How can you go wrong right? Well, "Knight and Day" is a fun, entertaining film, that's just a wee bit short on logic.

Here's the plot: Diaz is June Havens, who suddenly finds her daily routine interrupted by being entangled with a secret agent named Roy Miller played by Cruise. He has a latest mission that he instinctively feels he's not supposed to survive.

Soon, the couple find themselves in a globe-trotting adventure in an attempt to avoid capture by the feds. But the big caveat -- Cruise's secret agent is not who he says he is...or is he?

"Knight and Day" is one of those movies that makes its plot so unnecessary complicated as a cover for its brainless and illogical narrative. But much like this summer's "The A-Team," "Knight and Day" is thoroughly charming though its lacking in the brains department.

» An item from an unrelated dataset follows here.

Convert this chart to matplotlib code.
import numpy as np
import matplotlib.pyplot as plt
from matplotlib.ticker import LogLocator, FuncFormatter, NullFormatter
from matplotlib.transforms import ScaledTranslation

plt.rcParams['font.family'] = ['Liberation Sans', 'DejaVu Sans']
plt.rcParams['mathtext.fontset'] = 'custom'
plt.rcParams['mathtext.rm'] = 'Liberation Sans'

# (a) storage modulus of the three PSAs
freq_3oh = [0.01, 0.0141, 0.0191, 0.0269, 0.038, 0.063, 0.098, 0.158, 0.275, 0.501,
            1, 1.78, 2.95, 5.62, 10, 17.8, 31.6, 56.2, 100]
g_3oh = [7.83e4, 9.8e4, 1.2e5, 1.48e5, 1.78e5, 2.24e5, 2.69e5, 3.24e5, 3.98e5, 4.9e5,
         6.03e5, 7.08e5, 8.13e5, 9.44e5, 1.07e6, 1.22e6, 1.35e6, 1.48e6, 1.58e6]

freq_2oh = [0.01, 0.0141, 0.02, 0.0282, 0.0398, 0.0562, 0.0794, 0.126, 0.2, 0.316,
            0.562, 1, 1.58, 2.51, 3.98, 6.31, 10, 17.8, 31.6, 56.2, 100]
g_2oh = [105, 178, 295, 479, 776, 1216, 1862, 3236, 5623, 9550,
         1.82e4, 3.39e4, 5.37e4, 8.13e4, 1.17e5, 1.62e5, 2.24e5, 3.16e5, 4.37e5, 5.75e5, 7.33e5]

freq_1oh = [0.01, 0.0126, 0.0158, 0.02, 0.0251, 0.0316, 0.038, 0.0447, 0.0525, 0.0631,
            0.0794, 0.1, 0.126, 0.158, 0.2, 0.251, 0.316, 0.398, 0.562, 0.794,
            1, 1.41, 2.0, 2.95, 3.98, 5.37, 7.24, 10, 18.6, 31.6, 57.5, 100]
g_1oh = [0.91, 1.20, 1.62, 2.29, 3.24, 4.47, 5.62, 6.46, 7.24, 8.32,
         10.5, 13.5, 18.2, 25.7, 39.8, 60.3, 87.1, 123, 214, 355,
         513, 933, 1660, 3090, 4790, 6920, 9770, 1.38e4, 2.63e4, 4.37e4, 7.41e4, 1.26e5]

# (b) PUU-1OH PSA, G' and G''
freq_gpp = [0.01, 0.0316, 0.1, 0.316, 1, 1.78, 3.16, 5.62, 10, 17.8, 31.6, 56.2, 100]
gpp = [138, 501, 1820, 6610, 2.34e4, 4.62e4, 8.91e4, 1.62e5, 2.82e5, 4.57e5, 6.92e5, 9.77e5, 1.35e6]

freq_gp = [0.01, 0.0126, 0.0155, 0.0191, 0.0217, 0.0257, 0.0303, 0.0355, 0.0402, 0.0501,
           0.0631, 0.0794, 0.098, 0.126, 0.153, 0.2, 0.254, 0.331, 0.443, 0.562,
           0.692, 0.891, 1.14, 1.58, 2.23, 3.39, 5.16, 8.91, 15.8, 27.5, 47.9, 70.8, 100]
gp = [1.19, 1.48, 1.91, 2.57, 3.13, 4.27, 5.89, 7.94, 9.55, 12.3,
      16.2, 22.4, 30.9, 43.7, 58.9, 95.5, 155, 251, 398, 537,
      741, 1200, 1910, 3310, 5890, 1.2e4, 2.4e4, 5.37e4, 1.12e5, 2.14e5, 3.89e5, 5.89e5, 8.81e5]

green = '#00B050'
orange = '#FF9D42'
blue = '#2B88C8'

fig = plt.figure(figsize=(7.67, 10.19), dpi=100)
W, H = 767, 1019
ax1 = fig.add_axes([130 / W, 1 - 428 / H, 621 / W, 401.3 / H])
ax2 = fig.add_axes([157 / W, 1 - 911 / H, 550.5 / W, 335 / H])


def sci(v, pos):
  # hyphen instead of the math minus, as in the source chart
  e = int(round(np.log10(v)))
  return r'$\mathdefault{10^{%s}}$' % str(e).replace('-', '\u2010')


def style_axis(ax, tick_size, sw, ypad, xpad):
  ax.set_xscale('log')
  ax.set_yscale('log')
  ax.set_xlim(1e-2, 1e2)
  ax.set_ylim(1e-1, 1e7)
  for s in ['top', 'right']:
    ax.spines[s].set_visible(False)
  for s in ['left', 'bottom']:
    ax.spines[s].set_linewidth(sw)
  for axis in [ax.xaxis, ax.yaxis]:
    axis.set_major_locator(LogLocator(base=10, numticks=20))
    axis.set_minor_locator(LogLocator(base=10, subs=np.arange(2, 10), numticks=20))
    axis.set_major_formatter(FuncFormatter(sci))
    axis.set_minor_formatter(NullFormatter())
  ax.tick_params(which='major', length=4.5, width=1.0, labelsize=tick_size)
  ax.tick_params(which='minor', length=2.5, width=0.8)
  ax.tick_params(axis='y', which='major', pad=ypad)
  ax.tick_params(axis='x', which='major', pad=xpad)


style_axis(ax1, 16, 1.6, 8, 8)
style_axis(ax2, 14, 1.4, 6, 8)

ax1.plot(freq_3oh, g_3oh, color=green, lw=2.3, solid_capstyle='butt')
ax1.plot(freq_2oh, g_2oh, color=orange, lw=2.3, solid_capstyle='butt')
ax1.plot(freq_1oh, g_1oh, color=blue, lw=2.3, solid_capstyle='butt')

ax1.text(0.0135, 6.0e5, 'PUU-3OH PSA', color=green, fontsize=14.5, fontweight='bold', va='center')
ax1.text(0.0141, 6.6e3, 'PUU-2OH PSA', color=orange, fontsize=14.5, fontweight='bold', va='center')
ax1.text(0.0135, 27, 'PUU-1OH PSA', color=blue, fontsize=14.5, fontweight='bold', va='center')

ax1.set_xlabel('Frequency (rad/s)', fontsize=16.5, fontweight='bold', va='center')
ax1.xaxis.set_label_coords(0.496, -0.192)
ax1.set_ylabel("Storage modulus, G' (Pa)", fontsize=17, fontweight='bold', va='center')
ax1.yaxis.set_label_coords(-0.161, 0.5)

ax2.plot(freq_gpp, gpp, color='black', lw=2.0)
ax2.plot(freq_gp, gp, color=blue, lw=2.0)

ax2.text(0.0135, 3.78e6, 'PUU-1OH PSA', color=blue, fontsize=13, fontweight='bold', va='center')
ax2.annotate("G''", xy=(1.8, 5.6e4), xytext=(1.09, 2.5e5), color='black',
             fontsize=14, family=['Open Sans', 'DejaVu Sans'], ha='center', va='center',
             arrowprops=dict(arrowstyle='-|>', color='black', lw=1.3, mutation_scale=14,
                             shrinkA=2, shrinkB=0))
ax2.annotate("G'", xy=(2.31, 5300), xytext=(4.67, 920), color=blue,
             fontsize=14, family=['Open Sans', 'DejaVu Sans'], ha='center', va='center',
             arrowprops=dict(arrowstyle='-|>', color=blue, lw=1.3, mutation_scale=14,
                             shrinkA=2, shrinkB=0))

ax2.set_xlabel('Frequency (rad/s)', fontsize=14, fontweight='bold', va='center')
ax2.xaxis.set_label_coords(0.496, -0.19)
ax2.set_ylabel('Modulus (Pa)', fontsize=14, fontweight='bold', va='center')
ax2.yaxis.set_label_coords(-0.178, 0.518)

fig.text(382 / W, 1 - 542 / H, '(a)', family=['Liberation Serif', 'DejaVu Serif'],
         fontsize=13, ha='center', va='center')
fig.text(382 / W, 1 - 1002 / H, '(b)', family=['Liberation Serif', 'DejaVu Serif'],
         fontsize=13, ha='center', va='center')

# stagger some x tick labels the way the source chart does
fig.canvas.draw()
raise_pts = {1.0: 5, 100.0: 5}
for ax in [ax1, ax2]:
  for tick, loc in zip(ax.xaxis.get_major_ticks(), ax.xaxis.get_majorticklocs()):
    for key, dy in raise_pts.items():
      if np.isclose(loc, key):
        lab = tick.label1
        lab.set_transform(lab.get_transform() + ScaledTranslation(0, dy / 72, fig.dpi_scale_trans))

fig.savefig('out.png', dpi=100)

But thanks to Cruise, yes, Cruise, and his palpable chemistry with Diaz, "Knight and Day" is fluffy fun with lots of action scenes thrown in. Just check your brains out the door in order to enjoy this movie.

"Knight and Day" :25k

If "Knight and Day" is illogically entertaining, then "Grown Ups" is immaturely annoying. When I first heard about this movie's cast, I thought it was brilliant!

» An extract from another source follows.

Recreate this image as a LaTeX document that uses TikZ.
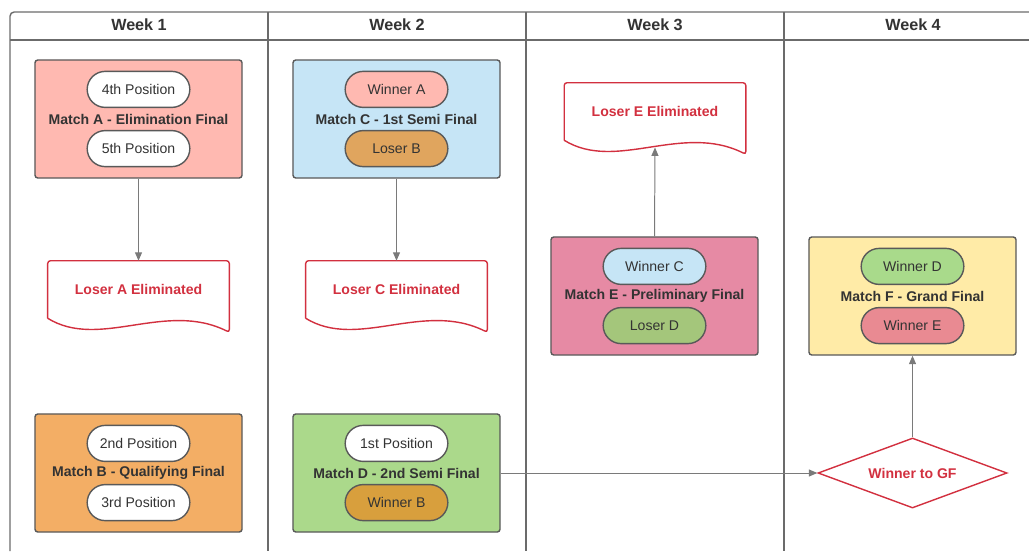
\documentclass[tikz,border=0pt]{standalone}
\usepackage{fontspec}
\setmainfont{Liberation Sans}
\usepackage{xcolor}
\usetikzlibrary{shapes.geometric}
\usetikzlibrary{shapes.misc}
\usetikzlibrary{arrows.meta}

\definecolor{txtgray}{HTML}{333333}
\definecolor{linegray}{HTML}{595959}
\definecolor{gridgray}{HTML}{6B6B6B}
\definecolor{arrowgray}{HTML}{7A7A7A}
\definecolor{lossred}{HTML}{D2303F}
\definecolor{fillA}{HTML}{FFB9B1}
\definecolor{fillB}{HTML}{F3AE65}
\definecolor{fillC}{HTML}{C6E5F6}
\definecolor{fillD}{HTML}{ABD98B}
\definecolor{fillE}{HTML}{E68AA4}
\definecolor{fillF}{HTML}{FFEBA7}
\definecolor{loseB}{HTML}{E0A55E}
\definecolor{winB}{HTML}{D89F3D}
\definecolor{loseD}{HTML}{A4C67B}
\definecolor{winD}{HTML}{A9DA8B}
\definecolor{winE}{HTML}{E98A92}

\begin{document}
\begin{tikzpicture}[x=0.025cm, y=-0.025cm,
    weekhead/.style={font=\fontsize{11.5}{14}\selectfont\bfseries, text=txtgray},
    match/.style={draw=linegray, line width=1pt, rounded corners=2pt, minimum width=5.175cm,
        minimum height=2.95cm, font=\bfseries, text=txtgray},
    pill/.style={rounded rectangle, draw=linegray, line width=1pt, fill=white,
        minimum width=2.8cm, minimum height=0.9cm, text=txtgray},
    doc/.style={minimum width=4.525cm, minimum height=1.425cm, font=\bfseries, text=lossred},
    docline/.style={draw=lossred, line width=1pt, rounded corners=2pt},
    flow/.style={draw=arrowgray, line width=0.7pt, -{Triangle[length=6pt,width=5pt]}}]
        \useasboundingbox (0,0) rectangle (1029,551);
        % swimlane frame
        \draw[gridgray, line width=1pt, rounded corners=3pt] (10,551) -- (10,12) -- (1029,12);
        \draw[gridgray, line width=1pt] (10,40) -- (1029,40);
        \foreach \x in {268,526,784}
            \draw[gridgray, line width=1pt] (\x,12) -- (\x,551);
        \foreach \i/\x in {1/139,2/397,3/655,4/913}
            \node[weekhead] (wk\i) at (\x,25) {Week \i};

        % matches
        \node[match, fill=fillA] (mA) at (138.5,119) {Match A - Elimination Final};
        \node[pill] (mA1) at ([yshift=0.74cm]mA.center) {4th Position};
        \node[pill] (mA2) at ([yshift=-0.74cm]mA.center) {5th Position};

        \node[match, fill=fillB] (mB) at (138.5,473) {Match B - Qualifying Final};
        \node[pill] (mB1) at ([yshift=0.74cm]mB.center) {2nd Position};
        \node[pill] (mB2) at ([yshift=-0.74cm]mB.center) {3rd Position};

        \node[match, fill=fillC] (mC) at (396.5,119) {Match C - 1st Semi Final};
        \node[pill, fill=fillA] (mC1) at ([yshift=0.74cm]mC.center) {Winner A};
        \node[pill, fill=loseB] (mC2) at ([yshift=-0.74cm]mC.center) {Loser B};

        \node[match, fill=fillD] (mD) at (396.5,473) {Match D - 2nd Semi Final};
        \node[pill] (mD1) at ([yshift=0.74cm]mD.center) {1st Position};
        \node[pill, fill=winB] (mD2) at ([yshift=-0.74cm]mD.center) {Winner B};

        \node[match, fill=fillE] (mE) at (654.5,296) {Match E - Preliminary Final};
        \node[pill, fill=fillC] (mE1) at ([yshift=0.74cm]mE.center) {Winner C};
        \node[pill, fill=loseD] (mE2) at ([yshift=-0.74cm]mE.center) {Loser D};

        \node[match, fill=fillF] (mF) at (912.5,296) {Match F - Grand Final};
        \node[pill, fill=winD] (mF1) at ([yshift=0.74cm]mF.center) {Winner D};
        \node[pill, fill=winE] (mF2) at ([yshift=-0.74cm]mF.center) {Winner E};

        % eliminations
        \node[doc] (lossA) at (138.5,289.5) {Loser A Eliminated};
        \node[doc] (lossC) at (396.5,289.5) {Loser C Eliminated};
        \node[doc] (lossE) at (655,111.5) {Loser E Eliminated};
        \foreach \n in {lossA,lossC,lossE}
            \draw[docline] (\n.south west) -- (\n.north west) -- (\n.north east)
                -- ([yshift=-0.35cm]\n.south east)
                .. controls +(-1.6cm,0.8cm) and +(1.3cm,-0.8cm) .. (\n.south west);

        \node[diamond, draw=lossred, line width=1pt, aspect=2.7, inner sep=0pt,
            minimum width=4.725cm, minimum height=1.75cm, font=\bfseries, text=lossred]
            (toGF) at (912.5,473) {Winner to GF};

        % connectors
        \draw[flow] (mA.south) -- (lossA.north);
        \draw[flow] (mC.south) -- (lossC.north);
        \draw[flow] (mE.north) -- ([yshift=-0.18cm]lossE.south);
        \draw[flow] (mD.east) -- (toGF.west);
        \draw[flow] (toGF.north) -- (mF.south);
    \end{tikzpicture}
\end{document}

Adam Sandler, Kevin James, Chris Rock, David Spade, Rob Schneider, heck even Maya Rudolph, Steve Buscemi, Colin Quinn and Tim Meadows make appearances.

But wait, there's more! Maria Bello and Salma Hayek even show up.

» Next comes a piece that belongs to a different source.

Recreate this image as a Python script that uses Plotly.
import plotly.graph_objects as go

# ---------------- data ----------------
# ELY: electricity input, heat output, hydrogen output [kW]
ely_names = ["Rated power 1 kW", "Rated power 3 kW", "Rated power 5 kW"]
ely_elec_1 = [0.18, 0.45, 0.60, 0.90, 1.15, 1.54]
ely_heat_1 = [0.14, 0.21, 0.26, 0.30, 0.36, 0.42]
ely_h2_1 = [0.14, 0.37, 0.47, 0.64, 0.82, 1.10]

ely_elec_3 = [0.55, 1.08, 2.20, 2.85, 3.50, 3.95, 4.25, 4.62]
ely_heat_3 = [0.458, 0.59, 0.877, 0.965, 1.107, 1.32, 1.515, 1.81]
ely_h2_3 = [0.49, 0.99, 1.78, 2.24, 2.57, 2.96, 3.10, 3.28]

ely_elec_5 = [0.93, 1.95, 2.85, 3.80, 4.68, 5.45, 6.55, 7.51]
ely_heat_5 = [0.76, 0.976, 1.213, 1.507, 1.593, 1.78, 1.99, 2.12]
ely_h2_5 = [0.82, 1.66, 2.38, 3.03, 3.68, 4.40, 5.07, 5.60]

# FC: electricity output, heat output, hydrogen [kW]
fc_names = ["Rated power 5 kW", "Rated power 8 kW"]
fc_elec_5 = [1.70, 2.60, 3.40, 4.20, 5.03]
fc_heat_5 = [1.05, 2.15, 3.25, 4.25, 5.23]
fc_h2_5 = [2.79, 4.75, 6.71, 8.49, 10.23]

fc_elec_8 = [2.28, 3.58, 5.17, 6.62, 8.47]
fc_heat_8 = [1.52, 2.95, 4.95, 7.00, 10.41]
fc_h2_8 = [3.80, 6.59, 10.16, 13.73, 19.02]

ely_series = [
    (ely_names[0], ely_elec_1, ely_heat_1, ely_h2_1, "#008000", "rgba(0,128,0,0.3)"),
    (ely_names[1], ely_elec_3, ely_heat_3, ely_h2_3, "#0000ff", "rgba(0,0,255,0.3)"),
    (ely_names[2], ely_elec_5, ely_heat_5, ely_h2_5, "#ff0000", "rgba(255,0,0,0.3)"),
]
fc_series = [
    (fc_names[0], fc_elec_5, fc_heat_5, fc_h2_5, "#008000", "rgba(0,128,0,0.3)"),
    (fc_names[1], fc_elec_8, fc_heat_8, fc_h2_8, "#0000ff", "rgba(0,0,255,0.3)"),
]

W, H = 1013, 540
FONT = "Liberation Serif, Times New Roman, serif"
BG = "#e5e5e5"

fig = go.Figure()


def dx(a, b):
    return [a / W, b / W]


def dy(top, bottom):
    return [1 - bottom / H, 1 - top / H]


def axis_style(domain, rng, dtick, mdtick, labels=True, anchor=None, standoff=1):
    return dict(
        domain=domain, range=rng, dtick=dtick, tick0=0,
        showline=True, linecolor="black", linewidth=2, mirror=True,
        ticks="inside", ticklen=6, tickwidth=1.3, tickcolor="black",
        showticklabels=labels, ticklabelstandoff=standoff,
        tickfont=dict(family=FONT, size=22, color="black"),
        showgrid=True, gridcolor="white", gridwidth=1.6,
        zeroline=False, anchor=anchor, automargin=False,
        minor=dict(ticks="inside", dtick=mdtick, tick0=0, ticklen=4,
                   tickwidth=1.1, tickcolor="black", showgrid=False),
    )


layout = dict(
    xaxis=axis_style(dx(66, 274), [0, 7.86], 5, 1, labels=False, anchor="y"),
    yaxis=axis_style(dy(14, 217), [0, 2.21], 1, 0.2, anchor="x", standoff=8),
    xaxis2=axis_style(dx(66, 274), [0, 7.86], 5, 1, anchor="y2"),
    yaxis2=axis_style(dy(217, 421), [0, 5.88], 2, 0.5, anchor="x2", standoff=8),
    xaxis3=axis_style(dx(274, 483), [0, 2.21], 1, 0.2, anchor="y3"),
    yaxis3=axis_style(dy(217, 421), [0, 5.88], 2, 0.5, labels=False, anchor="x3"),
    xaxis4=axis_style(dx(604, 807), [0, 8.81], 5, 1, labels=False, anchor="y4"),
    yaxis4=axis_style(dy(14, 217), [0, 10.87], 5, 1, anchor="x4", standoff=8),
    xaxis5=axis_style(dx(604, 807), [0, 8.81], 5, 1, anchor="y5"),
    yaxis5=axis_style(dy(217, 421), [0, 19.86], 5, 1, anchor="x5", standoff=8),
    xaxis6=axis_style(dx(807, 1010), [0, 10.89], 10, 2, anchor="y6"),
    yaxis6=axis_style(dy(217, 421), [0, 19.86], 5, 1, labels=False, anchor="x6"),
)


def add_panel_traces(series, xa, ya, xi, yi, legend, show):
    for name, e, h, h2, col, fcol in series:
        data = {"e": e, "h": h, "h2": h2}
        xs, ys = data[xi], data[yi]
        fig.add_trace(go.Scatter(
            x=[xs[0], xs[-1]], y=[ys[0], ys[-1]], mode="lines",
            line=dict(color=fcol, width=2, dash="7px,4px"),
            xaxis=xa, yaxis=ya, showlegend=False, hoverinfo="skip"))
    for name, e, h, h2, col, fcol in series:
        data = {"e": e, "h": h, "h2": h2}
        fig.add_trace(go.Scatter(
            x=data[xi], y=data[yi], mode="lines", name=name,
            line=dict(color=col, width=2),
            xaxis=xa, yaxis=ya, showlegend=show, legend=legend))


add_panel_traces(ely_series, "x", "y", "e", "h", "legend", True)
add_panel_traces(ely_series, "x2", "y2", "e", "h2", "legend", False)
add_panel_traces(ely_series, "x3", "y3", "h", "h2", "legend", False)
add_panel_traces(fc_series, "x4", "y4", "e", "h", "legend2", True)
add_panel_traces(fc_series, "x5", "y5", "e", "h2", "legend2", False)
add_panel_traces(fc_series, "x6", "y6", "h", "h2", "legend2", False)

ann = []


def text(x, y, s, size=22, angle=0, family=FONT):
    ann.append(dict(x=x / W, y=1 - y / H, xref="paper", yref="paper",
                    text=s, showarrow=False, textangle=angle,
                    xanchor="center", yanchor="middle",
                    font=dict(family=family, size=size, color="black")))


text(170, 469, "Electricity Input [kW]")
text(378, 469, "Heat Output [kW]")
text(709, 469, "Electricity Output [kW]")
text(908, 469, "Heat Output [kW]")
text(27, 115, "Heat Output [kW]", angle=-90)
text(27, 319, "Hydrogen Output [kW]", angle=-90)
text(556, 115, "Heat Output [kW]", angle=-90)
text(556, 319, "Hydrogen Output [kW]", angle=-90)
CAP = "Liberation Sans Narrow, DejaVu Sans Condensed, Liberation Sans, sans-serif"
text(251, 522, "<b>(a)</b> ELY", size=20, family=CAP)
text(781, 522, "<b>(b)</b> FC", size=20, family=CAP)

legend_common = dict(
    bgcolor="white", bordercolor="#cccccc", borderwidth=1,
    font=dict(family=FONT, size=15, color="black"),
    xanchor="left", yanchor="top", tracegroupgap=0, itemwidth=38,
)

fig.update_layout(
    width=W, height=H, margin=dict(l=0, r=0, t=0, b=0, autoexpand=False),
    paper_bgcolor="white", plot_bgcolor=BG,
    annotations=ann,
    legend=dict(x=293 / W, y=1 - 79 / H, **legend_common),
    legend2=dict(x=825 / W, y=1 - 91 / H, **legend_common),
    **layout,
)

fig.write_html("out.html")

You expect more from a powerhouse cast like that. But sadly, "Grown Ups" is immature and unfunny.

The plot? Five friends, Sandler, James, Rock, Spade, Schneider, reunite at the funeral of their high school basketball coach and decide to reminisce about the good old days while spending a wild 4th of July weekend together.

"Grown Ups" tries so hard to be this year's "The Hangover" but fails miserably. You see, "The Hangover" knew what it was -- a raunch-fest with a heart, a big heart -- while "Grown Ups" has an identity crisis. It so wants to be a raunch-fest but also courts the young kids (it's PG-13). It doesn't work, and never will work.

Co-written by Sandler himself and directed by Dennis Dugan, the guy who gave us the horrible "You Don't Mess with the Zohan," "Grown Ups" never quite matched the "awesomeness" of its great cast -- lots of funny people.

Saddled with a lazy script, lazy plotting and lazy direction, you will not want to spend your Independence Day weekend with this crew.

The one thing the movie did miraculously? David Spade is the funniest part of the movie and that's not saying much.